The late summer emergence of the adults of C. halophilus mean that this species is univoltine, and the bees overwinter in their natal cells to emerge the following summer as adults to begin the life cycle again. The bees feed on a limited range of plants, mostly in the Asteraceae, including weld (Reseda luteola), but sea aster is especially important. Both males and females need to feed on pollen to power their flight, and it is important that the nesting aggregations are located close to sources of food. C. halophilus is parasitized by the cuckoo bee Epeolus variegatus which takes over the nests of the mining bee, including the food provisions, and times its emergence to coincide with C halophilus. Another parasite is the sarcophagid fly Miltogramma punctata which has been reared from puparia taken from nests of C. halophilus and observed flying around nest entrances.

==Conservation==
Colletes halophilus is classified as "Near Threatened" by the International Union for Conservation of Nature and European Commission and is listed as nationally notable in Great Britain and is on the National Red List in Germany. It has a small overall population made up of dispersed and isolated sub-populations which are threatened by habitat destruction, coastal management, and urban and infrastructure development of its habitat, nesting sites, and host plants. It may also be threatened by rising sea levels induced by climate change. It does occur in a number of protected areas.
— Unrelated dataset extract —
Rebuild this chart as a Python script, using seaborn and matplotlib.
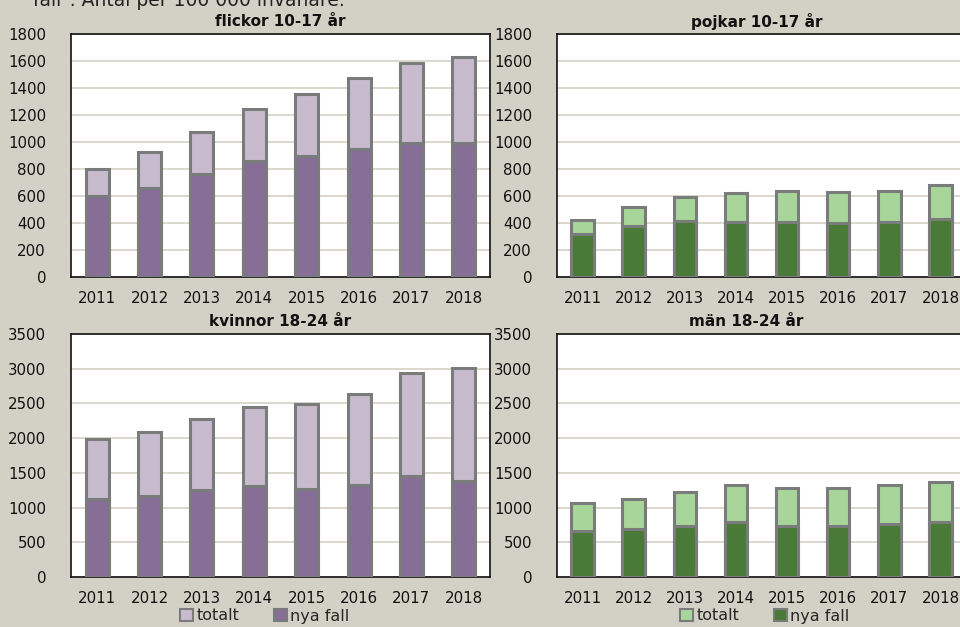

C. halophilus will readily use manmade sites, and this means that conservation efforts can also involve creating suitable nesting sites. One of the largest nesting aggregations in England is in a former aggregates yard where the bees nest in a large artificial mound of sand. Even on a small scale, land managers can create bare patches close to food sources for the bees to nest in by cutting the vegetation very short to expose bare soil. In one instance, bare areas of soil were scraped out between rows of asters and were colonised by the bees, while on a larger scale, bulldozers have been used to scrape the soil free of the vegetation.